Auch wenn die EU-Richtlinie die Möglichkeiten einer elektronischen Übermittlung bzw. in ausdruckbarer Form erlaubt, haben wir uns als Ampelkoalition – und dabei insbesondere die SPD-Bundestagsfraktion – bewusst für eine Beibehaltung der Schriftform entschieden. Die Schriftform garantiert schließlich vollumfänglich die Einhaltung von Arbeitnehmendenrechten und leistet einen entscheidenden Beitrag zur Verhinderung von Missbrauch. Die Schriftform erweist sich zudem als wichtige Komponente bei etwaigen Rechtsstreitigkeiten. Schließlich soll es gerade für Arbeitnehmende leicht händelbar sein, unter Umständen ohne Rechtsbeistand Beweise in Gerichtsverfahren einzubringen. Bei einer elektronischen Form wäre dies derweil für einige Arbeitnehmende nicht machbar und könnte zu erheblichen Benachteiligungen führen.
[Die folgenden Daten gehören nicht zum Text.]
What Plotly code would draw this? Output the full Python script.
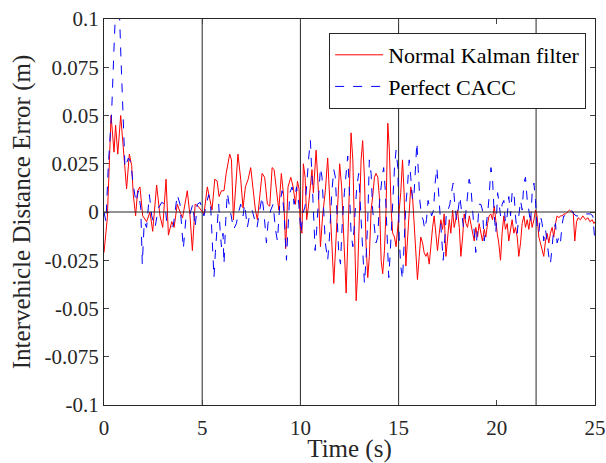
import plotly.graph_objects as go

# Normal Kalman filter (red, solid)
t_kf = [0.0, 0.17, 0.36, 0.51, 0.59, 0.70, 0.85, 0.95, 1.07, 1.15, 1.29, 1.41, 1.49, 1.61, 1.71, 1.83, 1.97,
        2.17, 2.34, 2.48, 2.68, 2.85, 2.99, 3.16, 3.28, 3.45, 3.57, 3.73, 3.87, 4.0, 4.24, 4.38, 4.5, 4.64,
        4.79, 4.96, 5.09, 5.26, 5.38, 5.5, 5.64, 5.76, 5.86, 5.98, 6.11, 6.22, 6.4, 6.49, 6.59, 6.69, 6.82,
        6.96, 7.08, 7.2, 7.34, 7.47, 7.59, 7.71, 7.81, 7.93, 8.05, 8.18, 8.32, 8.44, 8.56, 8.66, 8.78, 8.9,
        9.03, 9.15, 9.25, 9.37, 9.51, 9.63, 9.75, 9.85, 9.93, 10.0, 10.08, 10.15, 10.24, 10.32, 10.41, 10.49,
        10.59, 10.66, 10.8, 10.92, 11.02, 11.14, 11.27, 11.39, 11.48, 11.6, 11.7, 11.81, 11.92, 12.0, 12.1,
        12.21, 12.33, 12.41, 12.5, 12.58, 12.67, 12.75, 12.84, 12.92, 13.0, 13.09, 13.17, 13.26, 13.34, 13.43,
        13.51, 13.6, 13.68, 13.77, 13.85, 13.94, 14.02, 14.11, 14.19, 14.28, 14.36, 14.45, 14.53, 14.62, 14.7,
        14.79, 14.87, 14.96, 15.03, 15.11, 15.2, 15.28, 15.37, 15.45, 15.54, 15.62, 15.71, 15.79, 15.88, 15.96,
        16.05, 16.13, 16.22, 16.3, 16.39, 16.47, 16.56, 16.64, 16.73, 16.81, 16.9, 16.98, 17.07, 17.15, 17.24,
        17.32, 17.41, 17.49, 17.58, 17.66, 17.75, 17.83, 17.92, 18.0, 18.09, 18.17, 18.26, 18.34, 18.43, 18.51,
        18.6, 18.68, 18.77, 18.85, 18.93, 19.02, 19.1, 19.19, 19.27, 19.36, 19.44, 19.53, 19.61, 19.7, 19.78,
        19.87, 19.95, 20.02, 20.1, 20.19, 20.27, 20.36, 20.44, 20.53, 20.61, 20.7, 20.78, 20.87, 20.95, 21.04,
        21.12, 21.21, 21.29, 21.38, 21.46, 21.55, 21.63, 21.72, 21.8, 21.89, 21.97, 22.05, 22.14, 22.22, 22.31,
        22.39, 22.48, 22.56, 22.65, 22.73, 22.82, 22.9, 22.99, 23.07, 23.16, 23.24, 23.33, 23.41, 23.5, 23.58,
        23.7, 23.8, 23.89, 23.97, 24.06, 24.14, 24.26, 24.38, 24.52, 24.64, 24.74, 24.86, 24.94, 25.0]
e_kf = [-0.021, -0.003, 0.050, 0.031, 0.045, 0.030, 0.050, 0.038, 0.021, 0.012, 0.030, 0.024, 0.009, -0.002,
        0.011, 0.013, -0.002, -0.005, 0.0, -0.010, 0.014, -0.002, -0.008, 0.017, -0.012, -0.005, -0.008, 0.004,
        0.0, -0.003, 0.011, -0.002, -0.020, 0.004, 0.003, 0.001, -0.001, 0.013, 0.007, 0.001, 0.017, 0.016,
        0.008, 0.011, 0.011, 0.020, 0.030, 0.027, -0.004, 0.013, 0.030, 0.017, 0.002, 0.013, 0.017, 0.023,
        0.011, 0.001, -0.004, 0.010, 0.020, 0.018, 0.004, 0.003, 0.023, 0.022, 0.010, 0.001, 0.020, 0.008,
        -0.019, 0.013, 0.018, 0.013, 0.004, 0.016, 0.012, -0.009, -0.011, 0.025, 0.018, -0.004, 0.003, 0.013,
        0.022, 0.010, 0.032, 0.010, -0.018, -0.001, 0.011, 0.028, 0.010, -0.016, -0.037, -0.015, 0.010, 0.025,
        0.013, -0.015, -0.042, -0.016, 0.018, 0.041, 0.027, -0.004, -0.046, -0.030, 0.001, 0.027, 0.037, 0.018,
        -0.016, -0.034, -0.023, 0.001, 0.008, 0.018, 0.020, 0.018, 0.008, -0.025, -0.032, -0.020, 0.001, 0.046,
        0.032, 0.001, -0.011, -0.013, -0.018, -0.008, 0.003, 0.010, 0.027, 0.010, -0.028, -0.013, 0.004, 0.013,
        0.008, -0.008, -0.020, -0.035, -0.023, -0.013, -0.016, -0.021, -0.023, -0.021, -0.027, -0.016, -0.008,
        -0.002, -0.013, -0.020, -0.011, -0.004, -0.009, -0.001, -0.023, -0.013, -0.004, -0.011, 0.001, -0.008,
        -0.002, 0.001, -0.008, -0.023, -0.013, -0.001, -0.006, -0.008, -0.002, -0.006, -0.011, -0.015, -0.008,
        -0.013, -0.006, -0.011, -0.015, -0.009, -0.013, -0.006, -0.002, -0.001, -0.004, 0.003, -0.005, -0.011,
        -0.016, -0.025, -0.011, -0.002, -0.009, -0.006, -0.015, -0.008, -0.004, -0.011, -0.008, -0.013, -0.023,
        -0.016, -0.006, -0.002, -0.008, -0.004, -0.009, -0.002, -0.008, -0.004, 0.001, -0.002, -0.013, -0.016,
        -0.020, -0.023, -0.015, -0.011, -0.016, -0.011, -0.008, -0.013, -0.006, -0.002, -0.003, -0.002, -0.002,
        -0.001, -0.001, 0.0, 0.001, 0.0, 0.0, -0.015, -0.005, -0.003, -0.004, -0.002, -0.004, -0.003, -0.005,
        -0.004, -0.006, -0.005]

# Perfect CACC (blue, dashed)
t_cacc = [0.0, 0.1, 0.22, 0.39, 0.51, 0.61, 0.70, 0.78, 0.87, 0.95, 1.07, 1.24, 1.36, 1.49, 1.63, 1.75, 1.87,
          1.95, 2.05, 2.17, 2.31, 2.43, 2.6, 2.77, 2.94, 3.11, 3.19, 3.4, 3.53, 3.73, 3.87, 4.04, 4.18, 4.35,
          4.52, 4.64, 4.75, 4.9, 5.09, 5.21, 5.33, 5.43, 5.55, 5.6, 5.67, 5.77, 5.84, 5.91, 5.98, 6.06, 6.11,
          6.2, 6.28, 6.37, 6.49, 6.6, 6.74, 6.83, 6.96, 7.08, 7.16, 7.3, 7.42, 7.54, 7.67, 7.79, 7.93, 8.05,
          8.15, 8.27, 8.35, 8.49, 8.61, 8.73, 8.83, 8.95, 9.07, 9.17, 9.29, 9.37, 9.46, 9.58, 9.68, 9.8, 9.92,
          10.03, 10.12, 10.24, 10.34, 10.43, 10.51, 10.59, 10.68, 10.75, 10.83, 10.93, 11.02, 11.1, 11.19, 11.27,
          11.39, 11.48, 11.6, 11.7, 11.78, 11.87, 11.95, 12.04, 12.12, 12.24, 12.33, 12.41, 12.5, 12.58, 12.67,
          12.75, 12.87, 12.97, 13.05, 13.17, 13.26, 13.34, 13.43, 13.51, 13.6, 13.68, 13.77, 13.85, 13.94, 14.02,
          14.16, 14.24, 14.33, 14.41, 14.5, 14.58, 14.67, 14.79, 14.87, 14.96, 15.03, 15.11, 15.2, 15.28, 15.37,
          15.45, 15.54, 15.62, 15.71, 15.79, 15.88, 15.93, 16.0, 16.08, 16.17, 16.25, 16.33, 16.42, 16.5, 16.59,
          16.68, 16.78, 16.86, 16.95, 17.02, 17.1, 17.19, 17.27, 17.36, 17.44, 17.52, 17.61, 17.69, 17.78, 17.86,
          17.95, 18.03, 18.12, 18.2, 18.3, 18.39, 18.47, 18.59, 18.68, 18.76, 18.85, 18.93, 19.02, 19.1, 19.19,
          19.27, 19.36, 19.44, 19.53, 19.61, 19.7, 19.78, 19.87, 19.95, 20.04, 20.1, 20.19, 20.27, 20.36, 20.44,
          20.53, 20.61, 20.7, 20.78, 20.87, 20.95, 21.04, 21.12, 21.21, 21.29, 21.38, 21.46, 21.55, 21.63, 21.72,
          21.8, 21.89, 21.97, 22.05, 22.14, 22.22, 22.31, 22.39, 22.48, 22.56, 22.65, 22.73, 22.82, 22.9, 22.99,
          23.07, 23.16, 23.24, 23.33, 23.41, 23.5, 23.58, 23.7, 23.8, 23.92, 24.04, 24.14, 24.26, 24.43, 24.6,
          24.77, 24.89, 24.96, 25.0]
e_cacc = [0.0, -0.005, 0.024, 0.052, 0.085, 0.110, 0.112, 0.105, 0.078, 0.054, 0.023, 0.028, 0.026, 0.014,
          0.005, 0.011, 0.002, -0.027, -0.005, -0.008, 0.009, -0.002, -0.008, 0.002, 0.005, 0.004, -0.005,
          -0.008, -0.007, 0.009, 0.004, -0.019, -0.002, -0.002, 0.004, -0.008, 0.004, 0.005, -0.002, 0.004,
          0.009, 0.003, -0.027, -0.034, -0.021, -0.006, 0.004, -0.009, -0.018, -0.011, -0.027, -0.004, 0.010,
          0.004, -0.004, -0.009, -0.006, -0.001, 0.004, -0.002, 0.004, -0.008, -0.001, 0.001, -0.004, -0.008,
          0.001, 0.008, -0.001, -0.016, -0.006, 0.001, 0.004, -0.009, -0.015, 0.004, 0.011, -0.001, -0.025,
          -0.004, 0.010, 0.013, 0.004, 0.013, 0.004, -0.011, -0.001, 0.003, 0.018, 0.029, 0.037, 0.018, -0.008,
          -0.020, -0.009, 0.008, 0.023, 0.018, -0.004, -0.016, -0.025, -0.013, 0.010, 0.022, 0.018, -0.004,
          -0.021, -0.027, -0.008, 0.010, 0.022, 0.029, 0.010, -0.011, -0.018, -0.004, 0.013, 0.020, 0.004,
          -0.020, -0.037, -0.025, -0.004, 0.027, 0.020, 0.001, -0.009, -0.016, -0.013, 0.004, 0.018, 0.023,
          0.010, -0.013, -0.034, -0.020, 0.001, 0.023, 0.032, 0.023, -0.013, -0.028, -0.035, -0.016, 0.004,
          0.013, 0.027, 0.018, 0.006, 0.010, 0.032, 0.036, 0.022, 0.006, -0.002, -0.004, -0.009, -0.004, 0.006,
          0.001, -0.002, 0.001, 0.015, 0.023, 0.013, -0.002, -0.013, -0.025, -0.013, 0.001, 0.001, 0.004, 0.010,
          0.015, 0.004, -0.004, 0.001, 0.008, 0.001, -0.008, -0.004, 0.004, 0.017, 0.013, 0.001, -0.013, -0.021,
          -0.008, 0.004, 0.004, 0.001, -0.015, -0.009, -0.001, 0.008, 0.023, 0.018, -0.002, -0.011, 0.010,
          0.006, -0.002, 0.004, 0.006, -0.006, -0.002, 0.008, -0.002, 0.010, 0.011, -0.002, -0.011, -0.002,
          0.006, 0.001, 0.015, 0.018, 0.006, 0.001, -0.006, 0.010, 0.015, 0.006, -0.008, -0.011, -0.002,
          -0.006, -0.015, -0.009, -0.016, -0.023, -0.027, -0.016, -0.009, -0.006, -0.016, -0.013, -0.016,
          -0.006, -0.002, -0.002, -0.001, 0.0, 0.001, -0.001, -0.002, -0.002, -0.001, -0.001, -0.001, -0.001,
          -0.002, -0.013, -0.016]

phase_times = [5, 10, 15, 22]
x_ticks = [0, 5, 10, 15, 20, 25]
y_ticks = [-0.1, -0.075, -0.05, -0.025, 0, 0.025, 0.05, 0.075, 0.1]
y_tick_text = ["-0.1", "-0.075", "-0.05", "-0.025", "0", "0.025", "0.05", "0.075", "0.1"]

FONT = "Liberation Serif"

fig = go.Figure()
fig.add_trace(go.Scatter(x=t_kf, y=e_kf, mode="lines", name="Normal Kalman filter",
                         line=dict(color="#ff0000", width=1)))
fig.add_trace(go.Scatter(x=t_cacc, y=e_cacc, mode="lines", name="Perfect CACC",
                         line=dict(color="#0000ff", width=1, dash="dash")))

for pt in phase_times:
    fig.add_shape(type="line", xref="x", yref="paper", x0=pt, x1=pt, y0=0, y1=1,
                  line=dict(color="#262626", width=1), layer="below")
fig.add_shape(type="line", xref="paper", yref="y", x0=0, x1=1, y0=0, y1=0,
              line=dict(color="#262626", width=1), layer="above")

fig.update_layout(
    width=606, height=463,
    margin=dict(l=104, r=11, t=19, b=58, autoexpand=False),
    paper_bgcolor="white", plot_bgcolor="white",
    font=dict(family=FONT, size=21, color="#262626"),
    showlegend=True,
    legend=dict(x=0.982, y=0.9637, xanchor="right", yanchor="top",
                bgcolor="white", bordercolor="#262626", borderwidth=1,
                font=dict(family=FONT, size=22, color="#000000"),
                tracegroupgap=0, itemwidth=48),
    xaxis=dict(range=[0, 25], tickvals=x_ticks, ticks="inside", ticklen=5,
               showline=True, linecolor="#262626", linewidth=1, mirror="ticks",
               showgrid=False, zeroline=False, ticklabelstandoff=4, automargin=False,
               title=dict(text="Time (s)", font=dict(family=FONT, size=25), standoff=6),
               tickfont=dict(family=FONT, size=21)),
    yaxis=dict(range=[-0.1, 0.1], tickvals=y_ticks, ticktext=y_tick_text, ticks="inside", ticklen=5,
               showline=True, linecolor="#262626", linewidth=1, mirror="ticks",
               showgrid=False, zeroline=False, automargin=False,
               title=dict(text="Intervehicle Distance Error (m)", font=dict(family=FONT, size=25), standoff=6),
               tickfont=dict(family=FONT, size=21)),
)

fig.write_html("out.html")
Wenngleich spätestens zu Zeiten der COVID-19 Pandemie die Notwendigkeit der Digitalisierung und die damit einhergehenden Erleichterungen deutlich wurden, gehört leider auch zur Wahrheit, dass sie noch nicht vollumfänglich und ohne weiteres in allen Bereichen umgesetzt werden kann, sodass eine gleichberechtigte Teilhabe aller gewährleistet ist. Dies gilt aktuell auch noch für die in der europäischen Arbeitsbedingungenrichtlinie genannten elektronischen Übermittlungsmöglichkeit.

Ich möchte in diesem Kontext bewusst die derzeitige Situation abgrenzen, da das Bundesministerium für Arbeit und Soziales mit unserem SPD-Minister Hubertus Heil bereits angekündigt hat, eine Anpassung der Formvorgaben im Nachweisgesetz zu prüfen, sobald für Arbeitnehmende ein ebenfalls leicht anwendbares elektronisches Äquivalent zur Schriftform mit vergleichbarem Beweiswert nach der Zivilprozessordnung vorliegt.

Aus diesem Grund sehe ich derweil keinen Widerspruch zur digitalen Agenda. Die Gestaltung digitaler Lebenswelten in unserer Gesellschaft darf aus sozialdemokratischer Sicht schließlich nicht dazu führen, einzelne auszuschließen oder deren Rechte zu beschneiden. Vielmehr liegt der Ansatz der digitalen Agenda in der Idee begründet, Erleichterungen und Teilhabe für alle zu schaffen.